The sunroom is long and narrow, so Henderson divided it into two spaces. On one end is a bright and cheery breakfast nook, with a Saarinen-style Ikea table, surrounded by vintage Bertoia chairs found on Craigslist, which Bornsztein sandblasted and painted. On the other end is the TV and play room furnished with kid-sized camp stools and a low table matching one in the living room. West Elm pillows and teal lamps add pops of color.
“Emily made the sunroom useful and pretty — not a dumping ground for toys,” said Bornsztein.

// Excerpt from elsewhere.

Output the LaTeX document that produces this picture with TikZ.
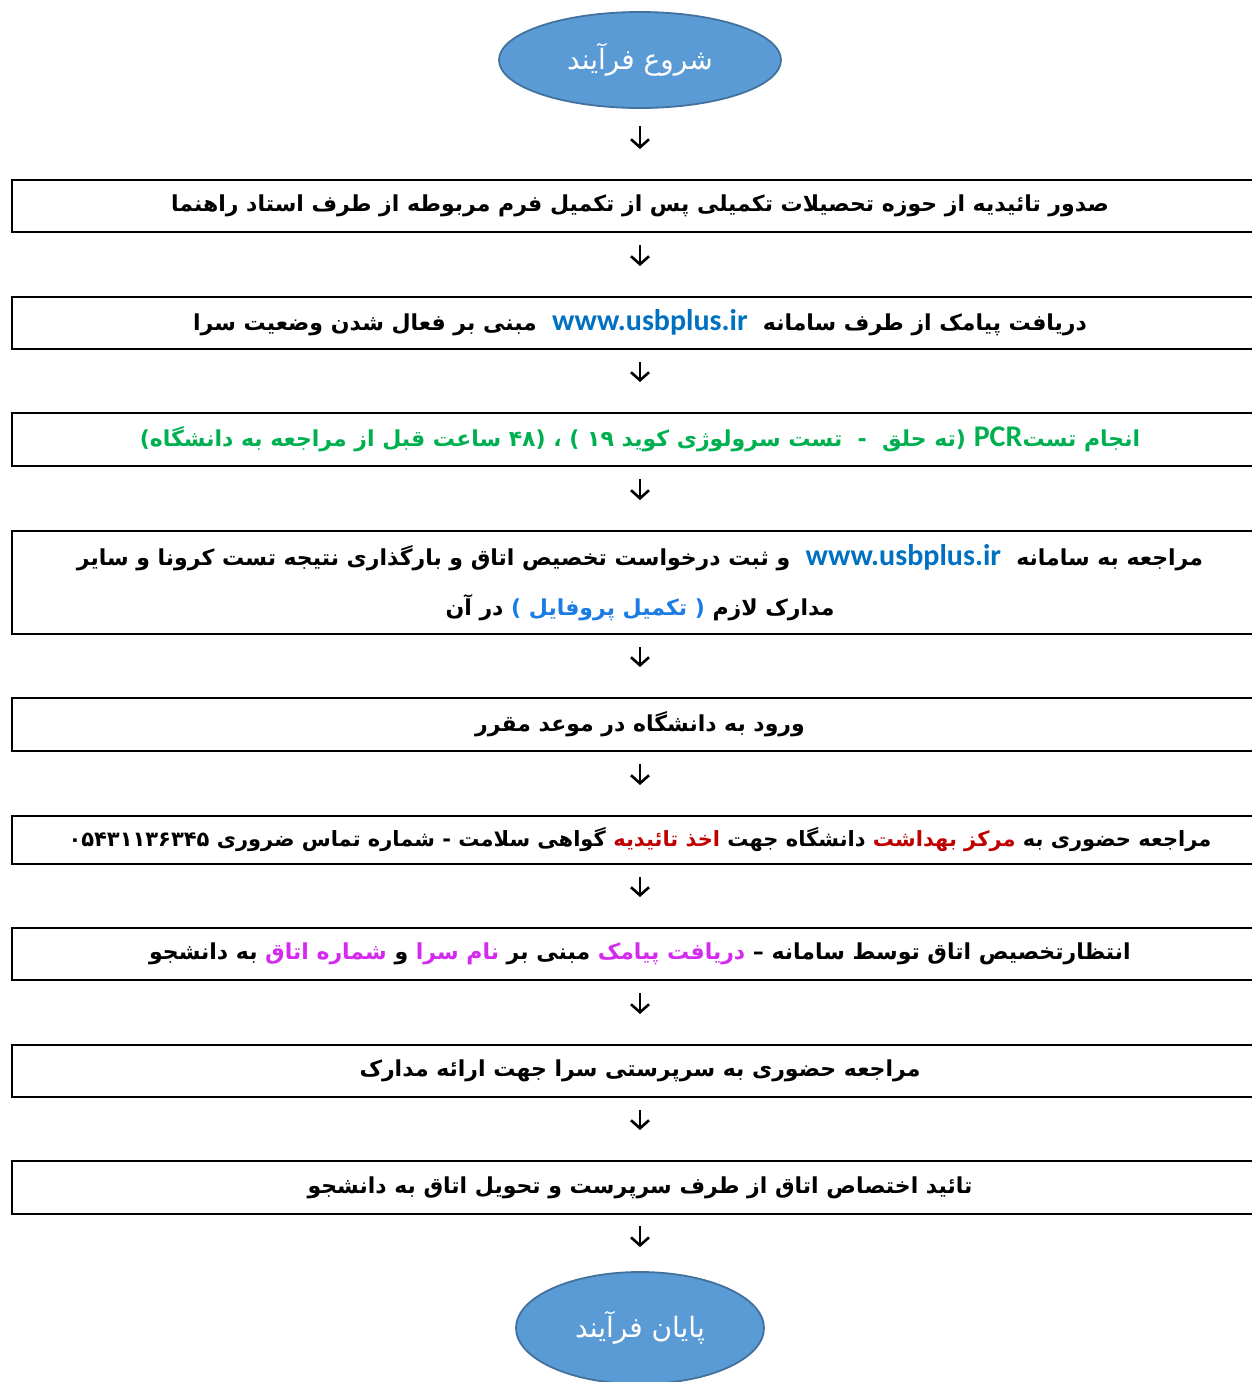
\documentclass[tikz,border=0pt]{standalone}
\usepackage{fontspec}
\usetikzlibrary{arrows.meta,shapes.geometric}
\TeXXeTstate=1
\newfontfamily\fa[Script=Arabic]{DejaVu Sans}
\newfontfamily\faRed[Script=Arabic,Color=C00000]{DejaVu Sans}
\newfontfamily\faMag[Script=Arabic,Color=D42AF0]{DejaVu Sans}
\newfontfamily\faBlue[Script=Arabic,Color=1C7CE6]{DejaVu Sans}
\newfontfamily\lat{Carlito}
\newfontfamily\laturl[Color=0070C0]{Carlito}
\definecolor{pcrgreen}{HTML}{00B050}
\definecolor{ovalfill}{HTML}{5B9BD5}
\definecolor{ovalline}{HTML}{41719C}
\newcommand\urlt{\hbox{\laturl\bfseries\fontsize{30}{36}\selectfont www.usbplus.ir}}
\newcommand\pcrt{\hbox{\lat\bfseries\fontsize{30}{36}\selectfont PCR}}
\tikzset{
  stepbox/.style={draw=black, line width=2pt, minimum width=1256pt, inner sep=0pt,
    font=\fa\bfseries\fontsize{22}{50}\selectfont, align=center},
  oval/.style={ellipse, draw=ovalline, line width=1.8pt, fill=ovalfill, inner sep=0pt,
    text=white, font=\fa\fontsize{28}{32}\selectfont},
  arr/.style={line width=2.6pt, -{Straight Barb[length=8pt,width=18pt]},
    shorten <=12pt, shorten >=30pt}
}
\begin{document}
\begin{tikzpicture}[x=1pt,y=-1pt]
\useasboundingbox (0,0) rectangle (1252,1382);
\clip (0,0) rectangle (1252,1382);
\node[oval, minimum width=282pt, minimum height=96pt] (s) at (640,60) {\beginR شروع فرآیند\endR};
\node[stepbox, minimum height=52pt] (b1) at (640,206) {\beginR صدور تائیدیه از حوزه تحصیلات تکمیلی پس از تکمیل فرم مربوطه از طرف استاد راهنما\endR};
\node[stepbox, minimum height=52pt] (b2) at (640,323) {\beginR دریافت پیامک از طرف سامانه \ \urlt\ \ مبنی بر فعال شدن وضعیت سرا\endR};
\node[stepbox, minimum height=53pt, text=pcrgreen] (b3) at (640,439.5) {\beginR انجام تست\pcrt\ (ته حلق \ - \ تست سرولوژی کوید ۱۹ ) ، (۴۸ ساعت قبل از مراجعه به دانشگاه)\endR};
\node[stepbox, minimum height=103pt] (b4) at (640,582.5) {\beginR مراجعه به سامانه \ \urlt\ \ و ثبت درخواست تخصیص اتاق و بارگذاری نتیجه تست کرونا و سایر\endR\\\beginR مدارک لازم {\faBlue\bfseries ( تکمیل پروفایل )} در آن\endR};
\node[stepbox, minimum height=53pt] (b5) at (640,724.5) {\beginR ورود به دانشگاه در موعد مقرر\endR};
\node[stepbox, minimum height=48pt, font=\fa\bfseries\fontsize{21}{50}\selectfont] (b6) at (640,840) {\beginR مراجعه حضوری به {\faRed\bfseries مرکز بهداشت} دانشگاه جهت {\faRed\bfseries اخذ تائیدیه} گواهی سلامت - شماره تماس ضروری ۰۵۴۳۱۱۳۶۳۴۵\endR};
\node[stepbox, minimum height=52pt] (b7) at (640,954) {\beginR انتظارتخصیص اتاق توسط سامانه – {\faMag\bfseries دریافت پیامک} مبنی بر {\faMag\bfseries نام سرا} و {\faMag\bfseries شماره اتاق} به دانشجو\endR};
\node[stepbox, minimum height=52pt] (b8) at (640,1071) {\beginR مراجعه حضوری به سرپرستی سرا جهت ارائه مدارک\endR};
\node[stepbox, minimum height=53pt] (b9) at (640,1187.5) {\beginR تائید اختصاص اتاق از طرف سرپرست و تحویل اتاق به دانشجو\endR};
\node[oval, minimum width=248pt, minimum height=112pt] (e) at (640,1328) {\beginR پایان فرآیند\endR};
\draw[arr, shorten <=17pt] (s) -- (b1);
\draw[arr] (b1) -- (b2);
\draw[arr] (b2) -- (b3);
\draw[arr] (b3) -- (b4);
\draw[arr] (b4) -- (b5);
\draw[arr] (b5) -- (b6);
\draw[arr] (b6) -- (b7);
\draw[arr] (b7) -- (b8);
\draw[arr] (b8) -- (b9);
\draw[arr, shorten <=11pt, shorten >=24pt] (b9) -- (e);
\end{tikzpicture}
\end{document}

On the second floor, the vaulted master bedroom is a mélange of vintage modern, old Hollywood glam and airy styling. A navy velvet king-size headboard from Target adds a touch of luxury. “I couldn’t picture it at first; I thought it was over-the-top,” Bornsztein said. “But it really works.” The bed is flanked by campaign-style nightstands, found on Craigslist for $40 and painted gray, which is repeated in the Loloi area rug.
Although the couple worked 10-hour days and had to finance and furnish four rooms all at once, they feel lucky that they connected with Henderson and had the chance to work with her.
“We saw this home on a cold winter day and had an idea to make it into a dream place for our family,” Bornsztein said. “It’s really awesome that we were able to get it done.”